Corylopsis reedae is an extinct species of flowering plant in the family Hamamelidaceae known from fossil leaves found in the early Eocene Klondike Mountain Formation deposits of northern Washington state. C. readae is one of the oldest occurrences of the winter-hazel genus Corylopsis, which includes between seven and thirty species, all found in Asia. Fossils from two other occurrences are of similar age to C. readae, with Paleocene specimens from Greenland being placed in the form taxon Corylopsiphyllum and an Eocene Alaskan fossil being included in Corylopsis without species placement.

==History and classification==
Corylopsis reedae is represented by a single counterpart compression fossil specimen from the Ypresian-aged Klondike Mountain Formation that outcrops in Republic, Ferry County, Washington. The age of the formation is based on Argon–argon dating, which has returned a date of 49.4 ±0.5 million years old. The fossil was recovered from the "Corner lot", University of Washington site UWBM A0307, located within the city limits of Republic.

The holotype specimen for Corylopsis reedae is numbered UWBM 71085 and currently preserved in the paleobotanical collections of University of Washington in Seattle, Washington.
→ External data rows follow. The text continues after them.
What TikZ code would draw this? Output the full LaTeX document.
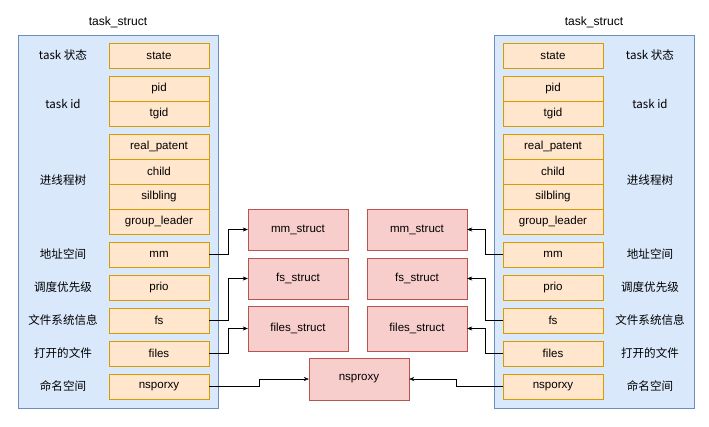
\documentclass[tikz,border=0pt]{standalone}
\usepackage{fontspec}
\setmainfont{Liberation Sans}
\newfontfamily\cjk{Noto Sans CJK SC}
\usetikzlibrary{arrows.meta}
\definecolor{panelfill}{HTML}{DAE8FC}
\definecolor{paneldraw}{HTML}{6C8EBF}
\definecolor{fieldfill}{HTML}{FFE6CC}
\definecolor{fielddraw}{HTML}{D79B00}
\definecolor{structfill}{HTML}{F8CECC}
\definecolor{structdraw}{HTML}{B85450}
\tikzset{
  field/.style={draw=fielddraw, fill=fieldfill, minimum width=3.5cm, minimum height=0.875cm, inner sep=0pt, font=\fontsize{11.5}{13}\selectfont},
  strct/.style={draw=structdraw, fill=structfill, minimum width=3.5cm, inner sep=0pt, font=\fontsize{11.5}{13}\selectfont},
  lbl/.style={font=\fontsize{11.5}{13}\selectfont\cjk},
  link/.style={-{Stealth[length=5pt,width=4pt]}, thin}
}
\begin{document}
\begin{tikzpicture}[x=0.035cm, y=-0.035cm]
\useasboundingbox (0,0) rectangle (709,426);

% the two task_struct panels
\foreach \s/\px/\fx/\lx in {L/118/159/63, R/594/553/650}{
  \node[draw=paneldraw, fill=panelfill, minimum width=7cm, minimum height=13.055cm, inner sep=0pt] (panel\s) at (\px,221.5) {};
  \node[font=\fontsize{12}{14}\selectfont] (title\s) at (\px,22) {task\_struct};
  \node[field] (state\s) at (\fx,55.5) {state};
  \node[field] (pid\s) at (\fx,88.5) {pid};
  \node[field] (tgid\s) at (\fx,113.5) {tgid};
  \node[field] (parent\s) at (\fx,146.5) {real\_patent};
  \node[field] (child\s) at (\fx,171.5) {child};
  \node[field] (sibling\s) at (\fx,196.5) {silbling};
  \node[field] (leader\s) at (\fx,221.5) {group\_leader};
  \node[field] (mm\s) at (\fx,254.5) {mm};
  \node[field] (prio\s) at (\fx,287.5) {prio};
  \node[field] (fs\s) at (\fx,320.5) {fs};
  \node[field] (files\s) at (\fx,353.5) {files};
  \node[field] (ns\s) at (\fx,386.5) {nsporxy};
  % labels beside the fields
  \node[lbl] (lstate\s) at (\lx,55.5) {task 状态};
  \node[lbl] (lid\s) at (\lx,104) {task id};
  \node[lbl] (ltree\s) at (\lx,180) {进线程树};
  \node[lbl] (lmm\s) at (\lx,254.5) {地址空间};
  \node[lbl] (lprio\s) at (\lx,287.5) {调度优先级};
  \node[lbl] (lfs\s) at (\lx,320.5) {文件系统信息};
  \node[lbl] (lfiles\s) at (\lx,353.5) {打开的文件};
  \node[lbl] (lns\s) at (\lx,386.5) {命名空间};
}

% shared structs
\foreach \s/\x in {L/298, R/417}{
  \node[strct, minimum height=1.435cm] (mmstr\s) at (\x,229.5) {mm\_struct};
  \node[strct, minimum height=1.435cm] (fsstr\s) at (\x,278.5) {fs\_struct};
  \node[strct, minimum height=1.575cm] (filesstr\s) at (\x,328.5) {files\_struct};
}
\node[strct, minimum height=1.47cm] (nsproxy) at (359,379) {nsproxy};

\draw[link] (mmL.east) -- ++(19,0) |- (mmstrL.west);
\draw[link] (fsL.east) -- ++(19,0) |- (fsstrL.west);
\draw[link] (filesL.east) -- ++(19,0) |- (filesstrL.west);
\draw[link] (nsL.east) -- ++(50,0) |- (nsproxy.west);

\draw[link] (mmR.west) -- ++(-18,0) |- (mmstrR.east);
\draw[link] (fsR.west) -- ++(-18,0) |- (fsstrR.east);
\draw[link] (filesR.west) -- ++(-18,0) |- (filesstrR.east);
\draw[link] (nsR.west) -- ++(-47,0) |- (nsproxy.east);
\end{tikzpicture}
\end{document}
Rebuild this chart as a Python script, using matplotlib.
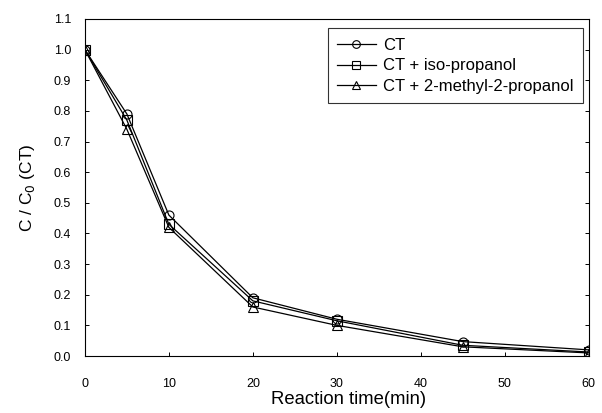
import matplotlib
matplotlib.use("Agg")
import matplotlib.pyplot as plt
from matplotlib.ticker import MultipleLocator, FormatStrFormatter

time_min = [0, 5, 10, 20, 30, 45, 60]
ct = [1.0, 0.79, 0.46, 0.19, 0.12, 0.047, 0.02]
ct_iso = [1.0, 0.77, 0.43, 0.18, 0.115, 0.035, 0.013]
ct_2m2p = [1.0, 0.74, 0.42, 0.16, 0.10, 0.03, 0.01]
labels = ["CT", "CT + iso-propanol", "CT + 2-methyl-2-propanol"]

plt.rcParams['font.family'] = ['Liberation Sans', 'DejaVu Sans']

fig = plt.figure(figsize=(6.02, 4.13), dpi=100)
ax = fig.add_axes([0.141, 0.138, 0.837, 0.816])

for y, m, lab in zip([ct, ct_iso, ct_2m2p], ['o', 's', '^'], labels):
    ax.plot(time_min, y, color='black', lw=0.9, marker=m, markersize=6.5,
            markerfacecolor='none', markeredgecolor='black', markeredgewidth=0.8, label=lab)

ax.set_xlim(0, 60)
ax.set_ylim(0, 1.1)
ax.xaxis.set_major_locator(MultipleLocator(10))
ax.yaxis.set_major_locator(MultipleLocator(0.1))
ax.yaxis.set_major_formatter(FormatStrFormatter('%.1f'))
ax.tick_params(direction='in', top=False, right=True, labelsize=9, length=3, width=0.7)
ax.tick_params(axis='y', pad=10)
ax.tick_params(axis='x', pad=16)
for s in ax.spines.values():
    s.set_linewidth(0.8)

ax.set_xlabel("Reaction time(min)", fontsize=13.3)
ax.xaxis.set_label_coords(0.524, -0.105)
ax.set_ylabel("C / C$_0$ (CT)", fontsize=12.5, labelpad=12)

leg = ax.legend(loc='upper right', bbox_to_anchor=(0.988, 0.972), fontsize=12,
                frameon=True, fancybox=False, edgecolor='black', handlelength=2.3,
                handletextpad=0.45, borderpad=0.55, labelspacing=0.35, markerscale=0.85,
                borderaxespad=0)
leg.get_frame().set_linewidth(0.8)

fig.savefig("out.png", dpi=100)
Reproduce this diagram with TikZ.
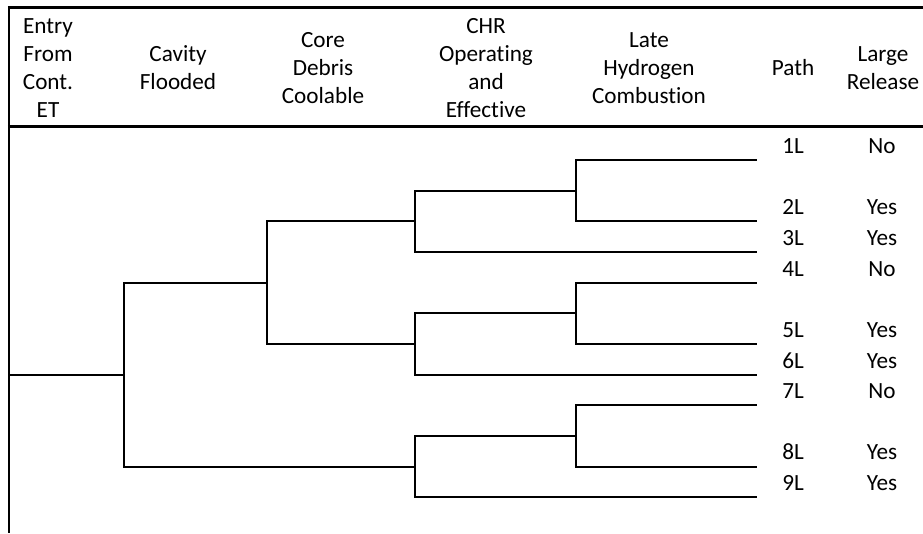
\documentclass[tikz,border=0pt]{standalone}
\usepackage{fontspec}
\setmainfont{Carlito}[Ligatures=NoCommon]
\begin{document}
\begin{tikzpicture}[x=1pt,y=-1pt,
  rule/.style={line width=3pt},
  frame/.style={line width=2.2pt},
  branch/.style={line width=2pt, line join=miter},
  head/.style={align=center, inner sep=0pt, font=\fontsize{23.2}{28.3}\selectfont},
  lbl/.style={anchor=base, inner sep=0pt, font=\fontsize{23.2}{28.3}\selectfont}]
\useasboundingbox (0,0) rectangle (923,533);

% frame: top rule, header rule and left edge
\coordinate (tl) at (7.9,7.5);
\coordinate (tr) at (923,7.5);
\coordinate (hl) at (7.9,126.7);
\coordinate (hr) at (923,126.7);
\coordinate (lt) at (9,6);
\coordinate (lb) at (9,533);
\draw[rule] (tl) -- (tr);
\draw[rule] (hl) -- (hr);
\draw[frame] (lt) -- (lb);

% column headings
\node[head] (hEntry) at (48,69.8)  {\strut Entry\\\strut From\\\strut Cont.\\\strut ET};
\node[head] (hCav)   at (178,69.8) {\strut Cavity\\\strut Flooded};
\node[head] (hCore)  at (323,69.8) {\strut Core\\\strut Debris\\\strut Coolable};
\node[head] (hChr)   at (486,69.8) {\strut CHR\\\strut Operating\\\strut and\\\strut Effective};
\node[head] (hLate)  at (649,69.8) {\strut Late\\\strut Hydrogen\\\strut Combustion};
\node[head] (hPath)  at (793,69.8) {\strut Path};
\node[head] (hRel)   at (883,69.8) {\strut Large\\\strut Release};

% branch points
\coordinate (in)   at (9,375);
\coordinate (cav)  at (124,375);
\coordinate (core) at (267,283);
\coordinate (c1)   at (415,221);
\coordinate (c2)   at (415,344);
\coordinate (c3)   at (415,467);
\coordinate (d1)   at (576,191);
\coordinate (d2)   at (576,313);
\coordinate (d3)   at (576,436);

% sequence ends
\coordinate (e1) at (757,160);
\coordinate (e2) at (757,221);
\coordinate (e3) at (757,252);
\coordinate (e4) at (757,283);
\coordinate (e5) at (757,344);
\coordinate (e6) at (757,375);
\coordinate (e7) at (757,405);
\coordinate (e8) at (757,467);
\coordinate (e9) at (757,497);

% event tree
\draw[branch] (in) -- (cav);
\draw[branch] (cav) |- (core);
\draw[branch] (cav) |- (c3);
\draw[branch] (core) |- (c1);
\draw[branch] (core) |- (c2);
\draw[branch] (c1) |- (d1);
\draw[branch] (c1) |- (e3);
\draw[branch] (c2) |- (d2);
\draw[branch] (c2) |- (e6);
\draw[branch] (c3) |- (d3);
\draw[branch] (c3) |- (e9);
\draw[branch] (d1) |- (e1);
\draw[branch] (d1) |- (e2);
\draw[branch] (d2) |- (e4);
\draw[branch] (d2) |- (e5);
\draw[branch] (d3) |- (e7);
\draw[branch] (d3) |- (e8);

% path names and outcomes
\foreach \n/\y/\r in {1/153/No,2/214/Yes,3/245/Yes,4/276/No,5/337/Yes,6/368/Yes,7/398/No,8/459/Yes,9/490/Yes}{
  \node[lbl] (p\n) at (793,\y) {\n L};
  \node[lbl] (r\n) at (882,\y) {\r};
}
\end{tikzpicture}
\end{document}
The specimen was studied by paleobotanists Meghan G. Radtke and Kathleen B. Pigg of the School of Life Sciences, Arizona State University, and Wesley C. Wehr of the Burke Museum of Natural History and Culture in Seattle. Radtke, Pigg and Wehr published their 2005 type description for C. readae in the International Journal of Plant Sciences. The etymology of the specific name readae was derived from Katherine ("Kitty") M. Reed in honor of her contributions to the Tertiary stratigraphy and paleontology of the Pacific northwest.

==Description==
The specimen used for the description of C. readae is an incomplete simple, elliptical leaf. The preserved section of leaf is 3.4 cm long with the overall length estimated to have been approximately 4 cm and is 1.9 cm at the widest point. The base of the specimen is slightly asymmetric with a 102° angle, also slightly obtuse. The pinnate secondary veins diverge from the primary vein at an angles ranging from 18° near the base to 13°-14° nearing the center area of the leaf. They form a craspedodromous pattern with the secondaries alternating along the primary vein. The basal most secondary veins produce numerous compound agrophic veins. The preserved teeth on the fossil show simple teeth with straight bases and concave apexes, though due to the lack of full teeth the overall length of the teeth is not known.